Months after another will also give timing (clock drift) issues or will you sync with a NTP server ?

But that would mean interrupting your steady flow of numbers to process.

Can you tell more about what you really want to do?

The rate of straight up errors in integer math (or anything else) is extremely low; lower than your desktop computer probably (since process geometry is smaller on desktop cpu -> more vulnerable to cosmic rays and shit)

You need to worry about floating point math as noted above, but that's not a data integrity issue, just limit of the way floating point values are stored.

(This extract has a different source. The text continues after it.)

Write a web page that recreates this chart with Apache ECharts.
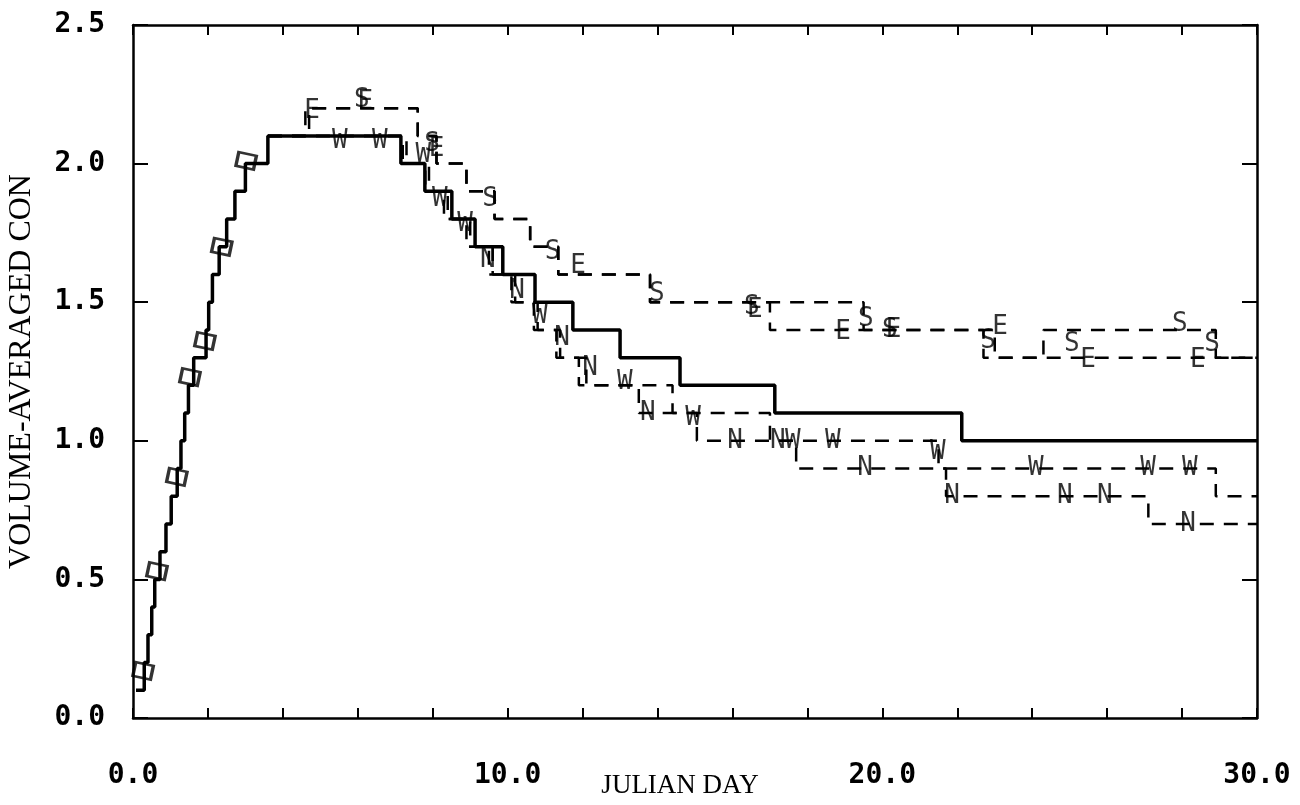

And ofc you need to make sure your code is free of bugs and that you're not abusing it electrically (ex, noisy/unstable power supply)

alexmg2:
if I let's say take 64bits and simply shift them back and forth for let's say 5 billion cycles, can I be sure that non of the bits was shifted incorrectly?

Given the fact that a neutrino can pass freely through 1500 meters of earth then strike a chlorine atom turning it into an argon atom with a released electron the answer to your question is "no".

However, such things are so rare as to generally be considered negligible.

And that is why mathemagicians invented error correcting codes :wink:

xainnasir:
If you program it perfectly then there's no chance that it will lost or skip anything.

Well, defective external components or hardware design flaws around it can also cause malfunctioning - usually just a reset or hang, though my understanding is that other forms of malfunctioning are possible, if unlikely.

xainnasir:
I like this microcontroller. :slight_smile:

Yeah, we all do :wink:
What makes it really great though, is that you can move to a smaller attiny or a bigger mega2560 or something - and even if you're working at the level of registers, everything works the same way.

I guess that what you're looking for is the MTBF. Using a simple google, I found lifetime Arduino - #6 by DVDdoug - Project Guidance - Arduino Forum.

I can not vow for the correctness and what was exactly measured; the link in that post no longer seems to work. You can contact Atmel/Microchip support if you really need to know.

From my experience with Intel, Dallas and Microchip microcontrollers, they do live for years; no reason to believe that Atmels would be different.

if I let's say take 64bits and simply shift them back and forth for let's say 5 billion cycles, can I be sure that non of the bits was shifted incorrectly?

Extremely low. The microcontrollers generally work in 8 bit chunks since they're 8 bit CPUs. Lets say for simplicity that that 64 bit operation is actually 8, 8 bit shifts. Each shift is one CPU instruction. Lets say 2 more instructions to accomplish the loop. So 10 instructions.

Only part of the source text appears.